#### Goal of the exercise
Make an exact copy of each entry, leaving out every picture.

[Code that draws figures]
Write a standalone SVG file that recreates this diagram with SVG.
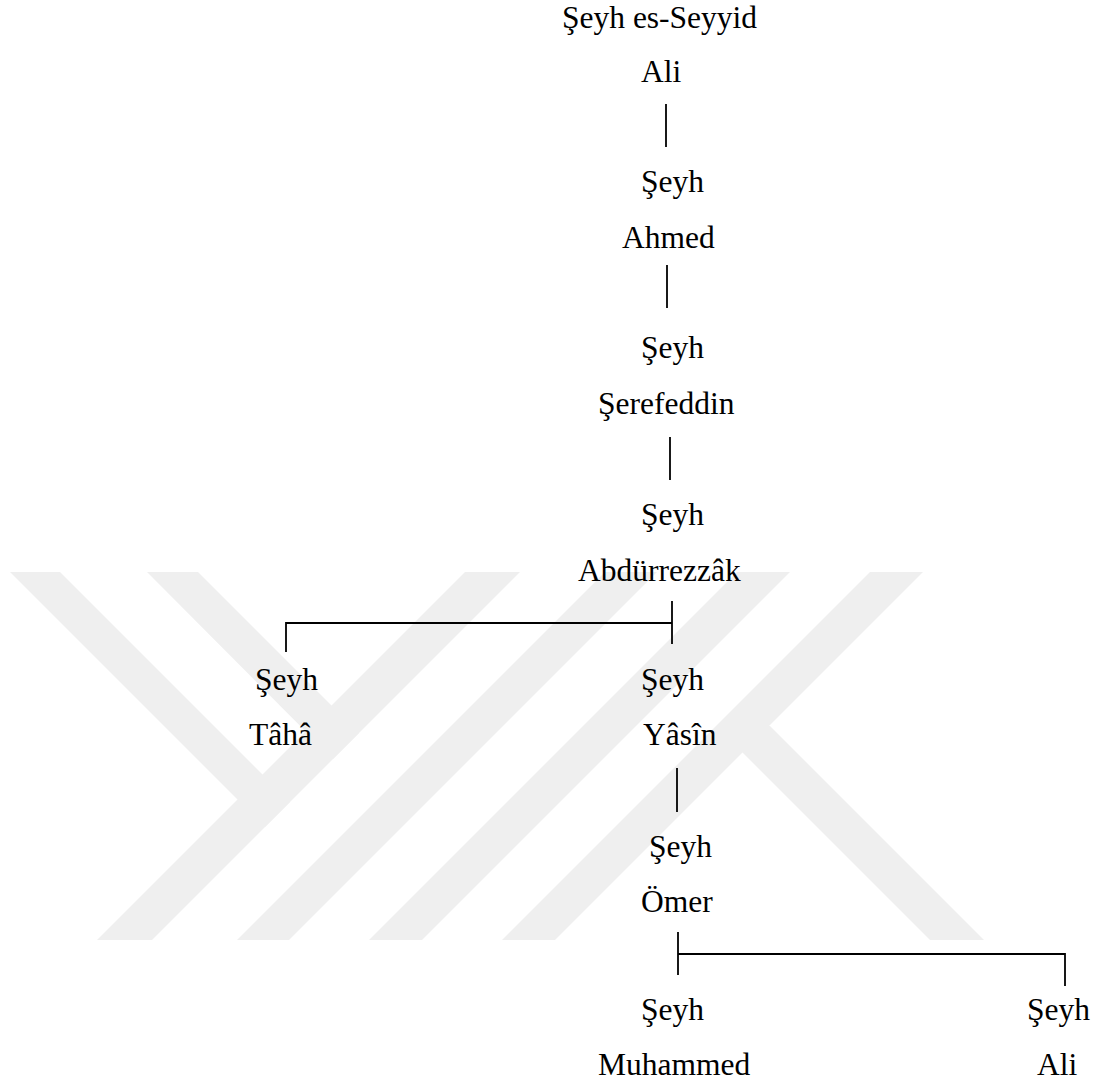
<svg xmlns="http://www.w3.org/2000/svg" width="1100" height="1088" viewBox="0 0 1100 1088">
<style>
.t{font-family:"Liberation Serif","Times New Roman",serif;font-size:31.5px;fill:#000}
.c{stroke:#000;stroke-width:1.8;fill:none}
.w{fill:#efefef}
</style>
<rect width="1100" height="1088" fill="#fff"/>
<g id="watermark">
<polygon class="w" points="10,572 60,572 290,802 265,827"/>
<polygon class="w" points="147,572 198,572 359,733 333,759"/>
<polygon class="w" points="465,572 520,572 152,940 97,940"/>
<polygon class="w" points="605,572 657,572 289,940 237,940"/>
<polygon class="w" points="737,572 790,572 422,940 369,940"/>
<polygon class="w" points="870,572 923,572 555,940 502,940"/>
<polygon class="w" points="716,726 770,726 984,940 930,940"/>
</g>
<g id="connectors">
<line class="c" x1="666" y1="104" x2="666" y2="147"/>
<line class="c" x1="667" y1="265" x2="667" y2="308"/>
<line class="c" x1="670" y1="437" x2="670" y2="480"/>
<line class="c" x1="672" y1="601" x2="672" y2="644"/>
<polyline class="c" points="672,623 286,623 286,652"/>
<line class="c" x1="677" y1="768" x2="677" y2="812"/>
<line class="c" x1="678" y1="932" x2="678" y2="975"/>
<polyline class="c" points="678,954 1065,954 1065,986"/>
</g>
<g id="n1"><text class="t" x="562" y="28">Şeyh es-Seyyid</text><text class="t" x="641" y="82">Ali</text></g>
<g id="n2"><text class="t" x="641" y="192">Şeyh</text><text class="t" x="622" y="248">Ahmed</text></g>
<g id="n3"><text class="t" x="641" y="358">Şeyh</text><text class="t" x="598" y="414">Şerefeddin</text></g>
<g id="n4"><text class="t" x="641" y="525">Şeyh</text><text class="t" x="578" y="581">Abdürrezzâk</text></g>
<g id="n5"><text class="t" x="255" y="690">Şeyh</text><text class="t" x="249" y="745">Tâhâ</text></g>
<g id="n6"><text class="t" x="641" y="690">Şeyh</text><text class="t" x="643" y="745">Yâsîn</text></g>
<g id="n7"><text class="t" x="649" y="857">Şeyh</text><text class="t" x="641" y="912">Ömer</text></g>
<g id="n8"><text class="t" x="641" y="1020">Şeyh</text><text class="t" x="598" y="1075">Muhammed</text></g>
<g id="n9"><text class="t" x="1027" y="1020">Şeyh</text><text class="t" x="1037" y="1075">Ali</text></g>
</svg>
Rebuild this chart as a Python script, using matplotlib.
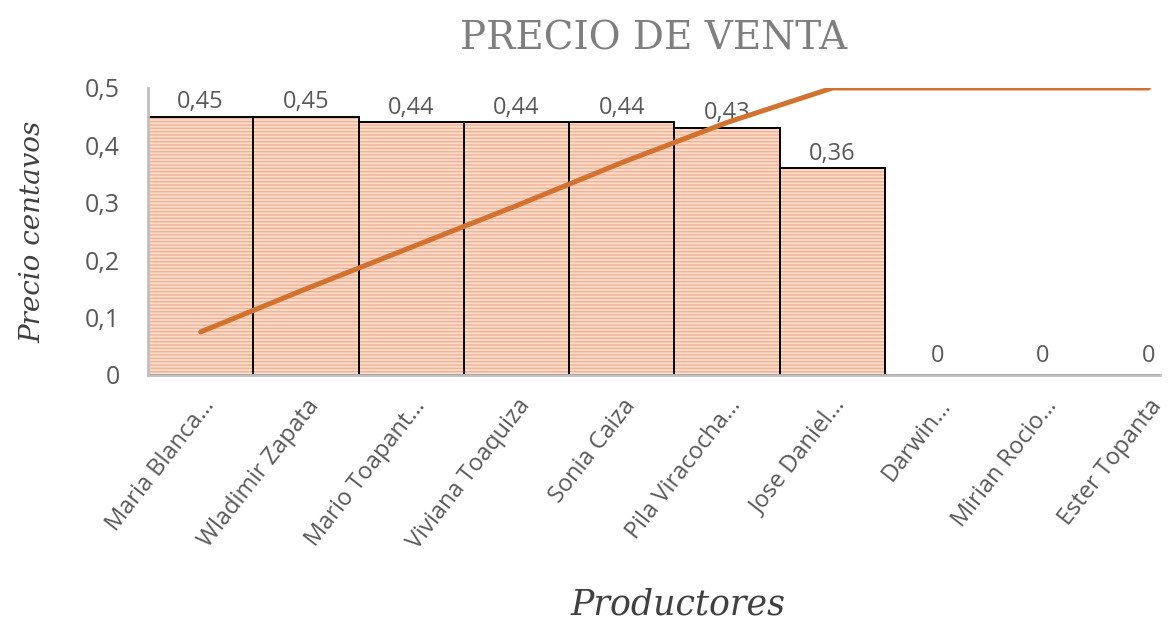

#### Task response
Write a standalone SVG file that recreates this diagram with SVG.
<svg xmlns="http://www.w3.org/2000/svg" width="1100" height="1088" viewBox="0 0 1100 1088">
<style>
.t{font-family:"Liberation Serif","Times New Roman",serif;font-size:31.5px;fill:#000}
.c{stroke:#000;stroke-width:1.8;fill:none}
.w{fill:#efefef}
</style>
<rect width="1100" height="1088" fill="#fff"/>
<g id="watermark">
<polygon class="w" points="10,572 60,572 290,802 265,827"/>
<polygon class="w" points="147,572 198,572 359,733 333,759"/>
<polygon class="w" points="465,572 520,572 152,940 97,940"/>
<polygon class="w" points="605,572 657,572 289,940 237,940"/>
<polygon class="w" points="737,572 790,572 422,940 369,940"/>
<polygon class="w" points="870,572 923,572 555,940 502,940"/>
<polygon class="w" points="716,726 770,726 984,940 930,940"/>
</g>
<g id="connectors">
<line class="c" x1="666" y1="104" x2="666" y2="147"/>
<line class="c" x1="667" y1="265" x2="667" y2="308"/>
<line class="c" x1="670" y1="437" x2="670" y2="480"/>
<line class="c" x1="672" y1="601" x2="672" y2="644"/>
<polyline class="c" points="672,623 286,623 286,652"/>
<line class="c" x1="677" y1="768" x2="677" y2="812"/>
<line class="c" x1="678" y1="932" x2="678" y2="975"/>
<polyline class="c" points="678,954 1065,954 1065,986"/>
</g>
<g id="n1"><text class="t" x="562" y="28">Şeyh es-Seyyid</text><text class="t" x="641" y="82">Ali</text></g>
<g id="n2"><text class="t" x="641" y="192">Şeyh</text><text class="t" x="622" y="248">Ahmed</text></g>
<g id="n3"><text class="t" x="641" y="358">Şeyh</text><text class="t" x="598" y="414">Şerefeddin</text></g>
<g id="n4"><text class="t" x="641" y="525">Şeyh</text><text class="t" x="578" y="581">Abdürrezzâk</text></g>
<g id="n5"><text class="t" x="255" y="690">Şeyh</text><text class="t" x="249" y="745">Tâhâ</text></g>
<g id="n6"><text class="t" x="641" y="690">Şeyh</text><text class="t" x="643" y="745">Yâsîn</text></g>
<g id="n7"><text class="t" x="649" y="857">Şeyh</text><text class="t" x="641" y="912">Ömer</text></g>
<g id="n8"><text class="t" x="641" y="1020">Şeyh</text><text class="t" x="598" y="1075">Muhammed</text></g>
<g id="n9"><text class="t" x="1027" y="1020">Şeyh</text><text class="t" x="1037" y="1075">Ali</text></g>
</svg>
Rebuild this chart as a Python script, using matplotlib.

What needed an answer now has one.